By Luke Bartholomew

WHEN Chancellor Jeremy Hunt delivered his budget earlier in March, he was proud of the fact that the UK had dodged a "technical" recession. "The declinists are wrong," Mr Hunt announced, "and the optimists are right."

But how much does this apparently good news matter? With 10 per cent inflation causing a cost-of-living crisis, plus rising interest rates, not to mention the "great salad crunch" playing out across our supermarkets, this may not be a "technical" recession, but it certainly feels like one. So, what happens next?

Usually, politicians and central bankers try to support economic growth. But with runaway inflation, a recession may be the necessary evil needed to reset inflation. For now, the UK economy continues to splutter on which means inflation may be stickier than expected.

Indeed, headline inflation jumped in February as there has been no drop in energy and food costs. Core inflation, the figure with food and energy costs stripped out, has also increased suggesting that underlying inflation pressure may be harder to squeeze out.

It is also worth noting that the UK has a vacancy rate of over 1.1 million jobs, which is putting upward pressure on wages, even if wage growth is still lagging behind inflation.

In the second half of 2022, the UK’s monthly GDP figures were very volatile, which was blamed on a series of unexpected events.

The economy contracted in September, which was put down to the extra bank holiday for the funeral of the late Queen. The GDP expansion in November was thought to be because of the money spent by football World Cup viewers, while December’s contraction was blamed on increased industrial action. In January, GDP grew once again, perhaps because there were fewer strike days.

There are glimmers of good news. Both the services and manufacturing industries are showing upticks in activity and the overall business confidence indicator, which is an important leading indicator, has shown positive movement.

But looking through this volatility, the economy seems to be plateauing into a stagnation around the 0% mark. Granted, a stagnation is better than the winter of recession and discontent that many had expected, but the outlook ahead is very challenging.

Even if the economy avoids a technical recession in the year ahead, inflation will bring a wind-chill factor that means conditions will certainly feel recession-like. The Bank of England believes unemployment needs to increase to return us to inflation of around 2%. So, despite the weak economic outlook, the BoE has prescribed hefty interest rate rises – up from 0.1% in November 2021 to 4.25% now.

The full impact of these higher rates has yet to be felt by the economy, especially around house prices, the undoubted UK barometer of how wealthy people feel. When the effects do come through and house prices slow with rising mortgage costs, we expect the UK economy to brake further.

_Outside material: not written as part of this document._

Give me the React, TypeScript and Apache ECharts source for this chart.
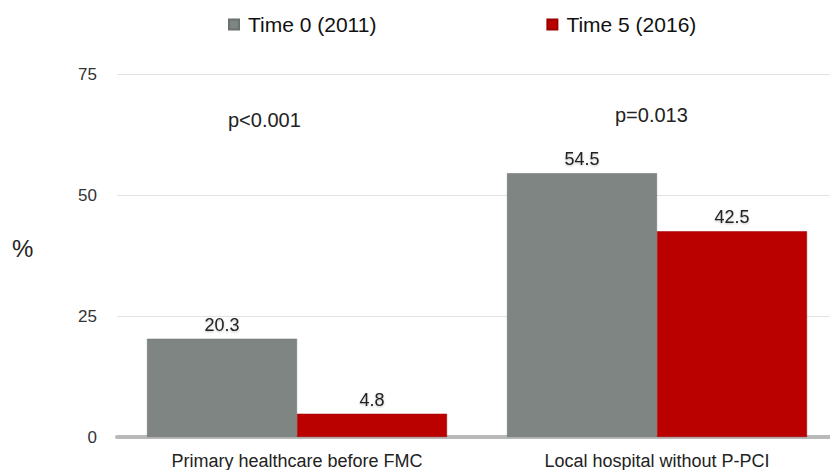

The impact of this should be higher unemployment numbers and lower wage growth the Bank of England is looking for. The "silver lining" is that this recessionary environment will bring inflation back under control, so interest rates can then be lowered once again. But as this will leave people with less money to pay for their expensive heating, electricity and grocery bills, it will certainly be a painful process.

Nonetheless, there is a dogged determination to the UK’s economy. Recession continues to be staved off by a nation that, despite all the economic pressures, continues to go shopping, go out, borrow money, innovate, create new products and create demand for those products. It is easy to forget, amidst the gloom and doom, that the UK has the third largest tech sector in the world and continues to pull its weight across a range of industries from healthcare to construction to fashion.

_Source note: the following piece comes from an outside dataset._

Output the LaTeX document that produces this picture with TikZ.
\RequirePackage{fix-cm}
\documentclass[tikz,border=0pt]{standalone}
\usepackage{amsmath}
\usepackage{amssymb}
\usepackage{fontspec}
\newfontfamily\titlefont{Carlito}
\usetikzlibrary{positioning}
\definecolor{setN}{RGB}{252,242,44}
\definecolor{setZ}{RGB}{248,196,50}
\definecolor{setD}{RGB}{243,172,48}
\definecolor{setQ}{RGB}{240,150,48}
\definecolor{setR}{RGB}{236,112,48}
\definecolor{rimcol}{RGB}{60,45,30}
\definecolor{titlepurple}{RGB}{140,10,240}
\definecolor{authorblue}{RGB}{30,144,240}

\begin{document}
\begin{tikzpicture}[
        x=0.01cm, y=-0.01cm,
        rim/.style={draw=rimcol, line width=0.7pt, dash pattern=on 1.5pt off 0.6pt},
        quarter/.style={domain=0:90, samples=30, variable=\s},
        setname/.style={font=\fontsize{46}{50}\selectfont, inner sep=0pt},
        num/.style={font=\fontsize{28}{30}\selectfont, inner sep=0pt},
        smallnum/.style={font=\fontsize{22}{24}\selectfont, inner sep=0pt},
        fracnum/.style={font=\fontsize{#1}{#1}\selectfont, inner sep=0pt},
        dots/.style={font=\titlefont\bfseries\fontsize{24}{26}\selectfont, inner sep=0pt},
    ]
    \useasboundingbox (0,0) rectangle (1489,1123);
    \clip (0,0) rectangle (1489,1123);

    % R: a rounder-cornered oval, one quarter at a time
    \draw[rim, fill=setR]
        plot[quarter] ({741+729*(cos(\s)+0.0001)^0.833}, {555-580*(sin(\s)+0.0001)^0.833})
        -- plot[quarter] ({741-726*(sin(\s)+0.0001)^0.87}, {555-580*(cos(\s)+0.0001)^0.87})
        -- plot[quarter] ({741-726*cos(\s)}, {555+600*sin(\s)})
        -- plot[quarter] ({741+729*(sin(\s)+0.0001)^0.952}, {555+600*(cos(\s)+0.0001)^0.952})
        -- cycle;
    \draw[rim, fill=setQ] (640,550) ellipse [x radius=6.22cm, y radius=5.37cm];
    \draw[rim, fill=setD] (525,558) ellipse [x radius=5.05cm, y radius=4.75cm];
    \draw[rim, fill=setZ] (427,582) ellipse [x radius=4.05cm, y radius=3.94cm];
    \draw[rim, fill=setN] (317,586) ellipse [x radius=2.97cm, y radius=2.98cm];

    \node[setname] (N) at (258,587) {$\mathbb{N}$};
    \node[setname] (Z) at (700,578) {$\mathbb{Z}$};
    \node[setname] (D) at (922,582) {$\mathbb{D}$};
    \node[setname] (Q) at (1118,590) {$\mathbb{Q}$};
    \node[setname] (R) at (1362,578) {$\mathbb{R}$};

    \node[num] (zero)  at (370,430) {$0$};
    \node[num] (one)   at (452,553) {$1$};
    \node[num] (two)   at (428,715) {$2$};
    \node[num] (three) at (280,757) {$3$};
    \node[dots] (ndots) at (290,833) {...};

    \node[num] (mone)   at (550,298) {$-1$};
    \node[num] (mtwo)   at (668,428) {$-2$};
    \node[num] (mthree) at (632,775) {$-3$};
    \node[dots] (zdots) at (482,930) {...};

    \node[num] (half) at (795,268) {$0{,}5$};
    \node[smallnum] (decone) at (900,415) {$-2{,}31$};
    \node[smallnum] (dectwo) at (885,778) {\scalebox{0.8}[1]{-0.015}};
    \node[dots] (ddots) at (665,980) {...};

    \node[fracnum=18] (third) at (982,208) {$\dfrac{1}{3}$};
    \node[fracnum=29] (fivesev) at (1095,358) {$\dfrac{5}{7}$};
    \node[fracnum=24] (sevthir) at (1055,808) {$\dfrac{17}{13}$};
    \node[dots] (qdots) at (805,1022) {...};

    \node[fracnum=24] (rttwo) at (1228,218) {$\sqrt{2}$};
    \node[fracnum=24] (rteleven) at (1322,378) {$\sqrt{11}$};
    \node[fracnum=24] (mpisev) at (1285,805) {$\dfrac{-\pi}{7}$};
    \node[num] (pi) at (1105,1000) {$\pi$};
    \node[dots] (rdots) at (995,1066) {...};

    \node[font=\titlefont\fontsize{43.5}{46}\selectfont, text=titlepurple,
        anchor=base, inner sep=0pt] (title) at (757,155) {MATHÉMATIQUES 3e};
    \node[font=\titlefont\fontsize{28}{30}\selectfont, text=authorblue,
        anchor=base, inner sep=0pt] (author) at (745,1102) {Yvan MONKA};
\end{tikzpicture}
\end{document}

So, as we contemplate the likelihood of another year of weak economic performance, it is the responsibility of policy makers to look beyond our current issues and implement the kind of supply-side reforms to boost productivity and growth that will build on the UK’s strength and deliver long-run prosperity.

For now though, all eyes are likely to be focused on those all-important inflation numbers. Should inflation surprise to the upside once again, then it is likely that investors will price in yet another interest-rate hike in May.

Given the recent concerns about the banking system, with several high-profile banking casualties in the US and Switzerland, the possibility of a further increase in rates could keep markets very jittery over the coming months.